Domain Karya Budaya
Adat Istiadat, Ritus, Perayaan Ekonomi, Organisasi, Upacara
Lokasi Karya Budaya
Deskripsi Singkat
Kabupaten Lingga pernah menjadi pusat kerajaan Melayu lebih kurang
113 tahun (1787-1900). Selama dalam kurun waktu tersebut di Daik Lingga tidak saja
menjadi pusat pengembangan adat dan budaya Melayu tetapi juga pengembangan
Agama Islam. Salah satu adat budaya yang di bina dan dikembangkan adalah adat
istiadat perkawinan Melayu sampailah pada tahapan pasca perkawinan seperti pada
tahap kehamilan dan persalinan.
Pemikiran masyarakat tradisional, biasanya masih sederhana,
dan lazim dikenal dengan cara pikir secara mistis, alam pikiran mistis merupakan
alam pikiran yang timbul oleh ketegangan antara manusia dengan alam. Ketika itu
manusia tidak mampu mengenal berbagai peristiwa atau kekuatan alam dengan
kemampuan pikiran, maka muncul pembayangan tentang misteri alam. Daya imajinasi
itu berhasil membentuk pembayangan-pembayangan tersebut menjadi berbagai
cerita. Dengan cerita tersebut, berbagai ralitas alam seakan-akan telah
diterangkan. Melalui cerita-cerita itu berbagai peristiwa atau misteri alam
telah mendapatkan pembenaran. Cerita-cerita itu telah dipandang sebagai
keterangan atau penjelasan berbagai rahasia alam yang belum terpecah oleh
pikiran manusia. Karena itu berbagai peristiwa alam telah dibuatkan ceritanya,
sehingga seakan cerita itu telah terbukti. Padahal sebenarnya cerita itu hanya
sekedar rekaan. Apabila cerita-cerita semacam itu telah diterima sebagai suatu
kebenaran oleh masyarakat, maka cerita itu meningkatkan menjadi mitos. Mitos merupakan
suatu keyakinan tentang kebenaran sesuatu, tanpa perlu diuji atau diteliti
lagi. Jika mitos itu diberi atau dikokohkan dengan upacara, maka cerita-cerita
itu akan dipandang sesuatu yang sakral, sehingga sebenarnya sudah telah menjadi
semacam kitab suci dalam kepercayaan primitif. Dengan proses rupa itu maka
terbentuklhah alam pikiran mistis, hasilnya merupakan kepercayaan yang muncul
dan ditaati oleh masyarakat pendukungnya, sehingga hal tersebut menjadi suatu
tradisi.
Alam pikiran masyarakat melayu juga telah melalui lintasan pikiran yang
demikian. Alam pikiran orang Melayu juga telah memberi bekas, bagaimana
agama/kepercayaan pernah menjadi suatu sistem nilai dalam kehidupan mereka.

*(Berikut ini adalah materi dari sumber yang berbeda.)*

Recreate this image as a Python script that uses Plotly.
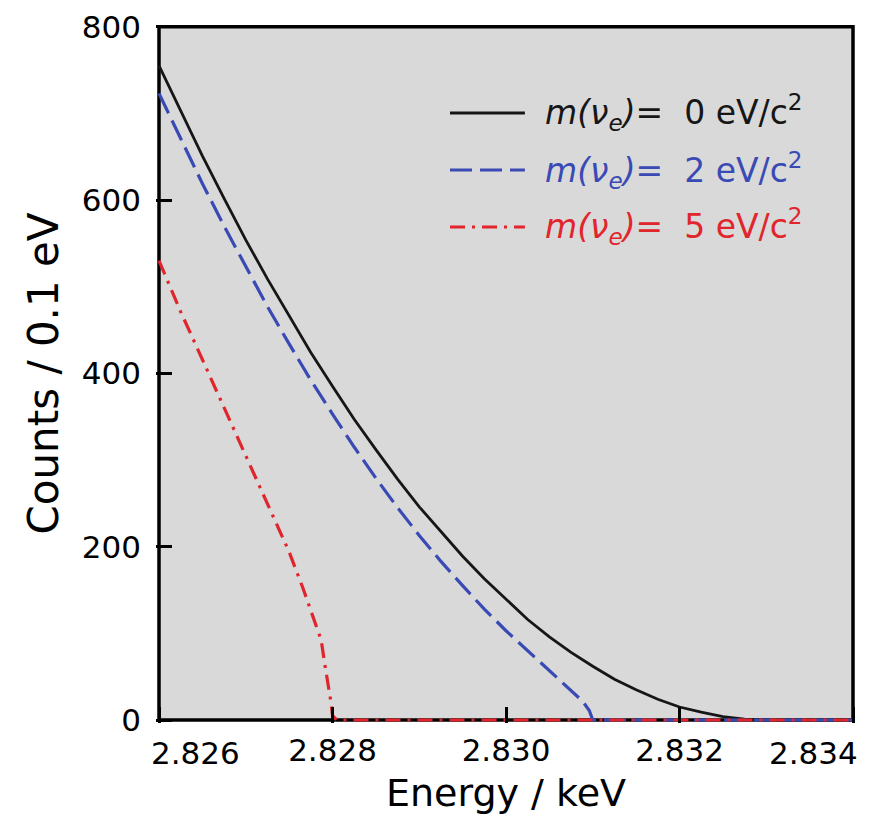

Pada masa lalu orang Melayu juga memuja alam. Benda-benda dipandang mempunyai
kekuatan gaib, mempunyai semangat atau mempunyai roh. Kekuatan gaib itu dipandang
berasal dari makhluk halus yang dikenal dengan berbagai nama seperti hantu,
mambang, jembalang, dan peri. Tiap pohon dipandang mempunyai mambang, sebab
mambang itulah yang menjadi kekuatan gaib dari pohon itu, bagaikan semangat roh
dalam jasad. Berbagai tempat dipandang mempunyai penghuni seperti hantu,
jembalang , sehingga tempat-tempat itu mampu memperlihatkan suatu kekuatan gaib.

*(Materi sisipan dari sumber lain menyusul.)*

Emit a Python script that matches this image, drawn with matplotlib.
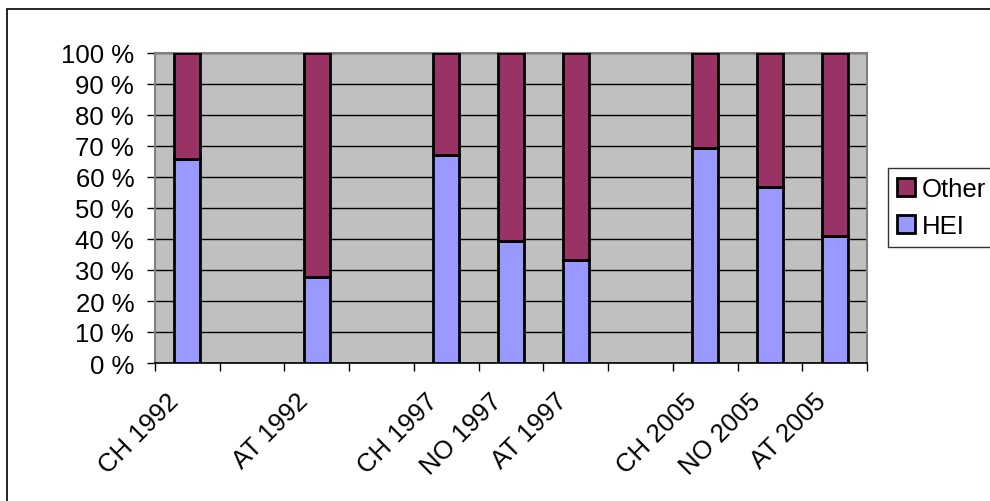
import matplotlib
matplotlib.use("Agg")
import matplotlib.pyplot as plt
import matplotlib.transforms as mtransforms
from matplotlib.patches import Rectangle
import numpy as np

plt.rcParams['font.family'] = ['Liberation Sans', 'DejaVu Sans']

# Categories (empty strings are spacer slots between survey years)
categories = ["CH 1992", "", "AT 1992", "", "CH 1997", "NO 1997", "AT 1997",
              "", "CH 2005", "NO 2005", "AT 2005"]
hei = [65.8, np.nan, 27.6, np.nan, 67.1, 39.5, 33.2, np.nan, 69.2, 56.7, 40.9]
other = [100 - v for v in hei]
yticks = [0, 10, 20, 30, 40, 50, 60, 70, 80, 90, 100]
ytick_labels = [f"{v} %" for v in yticks]

C_HEI = "#9999FF"
C_OTHER = "#993366"
C_PLOT = "#C0C0C0"
FS = 18.5

fig = plt.figure(figsize=(9.9, 5.02), dpi=100)
ax = fig.add_axes([155 / 990, 1 - 364 / 502, (867 - 155) / 990, (364 - 54) / 502])
ax.set_facecolor(C_PLOT)

x = np.arange(len(categories))
hei_arr = np.array(hei, dtype=float)
other_arr = np.array(other, dtype=float)
mask = ~np.isnan(hei_arr)

ax.bar(x[mask], hei_arr[mask], width=0.4, color=C_HEI, edgecolor="black",
       linewidth=2, label="HEI", zorder=3)
ax.bar(x[mask], other_arr[mask], width=0.4, bottom=hei_arr[mask], color=C_OTHER,
       edgecolor="black", linewidth=2, label="Other", zorder=3)

ax.set_xlim(-0.5, len(categories) - 0.5)
ax.set_ylim(0, 100)

# Horizontal gridlines
ax.set_yticks(yticks)
ax.set_yticklabels(ytick_labels, fontsize=FS)
ax.yaxis.grid(True, color="black", linewidth=1.0, zorder=1)
ax.set_axisbelow(True)

# Category boundary ticks, labels centred on each slot
ax.set_xticks(np.arange(len(categories) + 1) - 0.5)
ax.set_xticklabels([])
ax.set_xticks(x, minor=True)
ax.set_xticklabels(categories, minor=True, rotation=45, ha="right",
                   rotation_mode="anchor", fontsize=FS)
ax.tick_params(axis="x", which="minor", length=0, pad=12)
ax.tick_params(axis="x", which="major", length=6, width=1, color="black", direction="out")
ax.tick_params(axis="y", length=6, width=1, color="black", direction="out", pad=9)

shift = mtransforms.ScaledTranslation(-21 / 100, -9 / 100, fig.dpi_scale_trans)
for lbl in ax.get_xticklabels(minor=True):
    lbl.set_transform(lbl.get_transform() + shift)

for side in ["top", "right", "left"]:
    ax.spines[side].set_color("#808080")
    ax.spines[side].set_linewidth(1.5)
ax.spines["bottom"].set_color("black")
ax.spines["bottom"].set_linewidth(1.2)

handles, labels = ax.get_legend_handles_labels()
leg = fig.legend(handles[::-1], labels[::-1], loc="upper left",
                 bbox_to_anchor=(888 / 990, 1 - 169 / 502), fontsize=FS,
                 frameon=True, fancybox=False, edgecolor="black",
                 handlelength=0.7, handleheight=0.7, handletextpad=0.25,
                 borderpad=0.35, labelspacing=0.5, borderaxespad=0)
leg.get_frame().set_linewidth(1.0)

# Outer chart border
fig.patches.append(Rectangle((7 / 990, -0.05), 1.05, 1 - 10 / 502 + 0.05,
                             transform=fig.transFigure, fill=False,
                             edgecolor="black", linewidth=1.2))

fig.savefig("out.png", dpi=100)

Demikianlah alam pikiran ini dikenal dengan istilah animisme dan dinamisme,
telah bertumpu kepada kepercayan terhadap berbagai makhluk halus yang dipandang
dapat memberikan kekuatan gaib terhadap benda-benda.
Karena mereka merasa aman atau memperoleh jaminan keselamatan
dari mitos yang berisi cerita tentang makhlus halus dan benda-benda yang
dipandang aneh itu, maka sejumlah benda yang dianggap mempunyai kekuatan gaib
telah dipuja. Segala yang sakti boleh dikatakan mempunyai aspek religius, sebab
semua yang sakti telah dipuja. Konsep kepercayan pada masa itu adalah ketergantungan
manusia kepada benda-benda yang sakti, yang jika dipuji dianggap mampu memberi
keselamatan atau tidak menimbulkan marabahaya.
Dalam pandangan masyarakat melayu pada masa lalu alam ini dihuni
oleh makhluk halus, manusia, binatang dan tumbuh-tumbuhan. Makhluk halus
tersebut dibayangkan hidup seperti manusia, mempunyai anak, ibu, bapak, rumah
tangga dan sebaginya. Rumah tangga makhlus halus itu adalah berbagai tempat atau
benda-benda yang bila dihuninya akan mempunyai ber bagai kekuatan yang luar
biasa dalam bentuk perisrtiwa alam, maka makhluk halus mempunyai posisi lebih
tinggi daripada manusia. Itulah sebabnya kekuatan makhluk halus gaib (halus)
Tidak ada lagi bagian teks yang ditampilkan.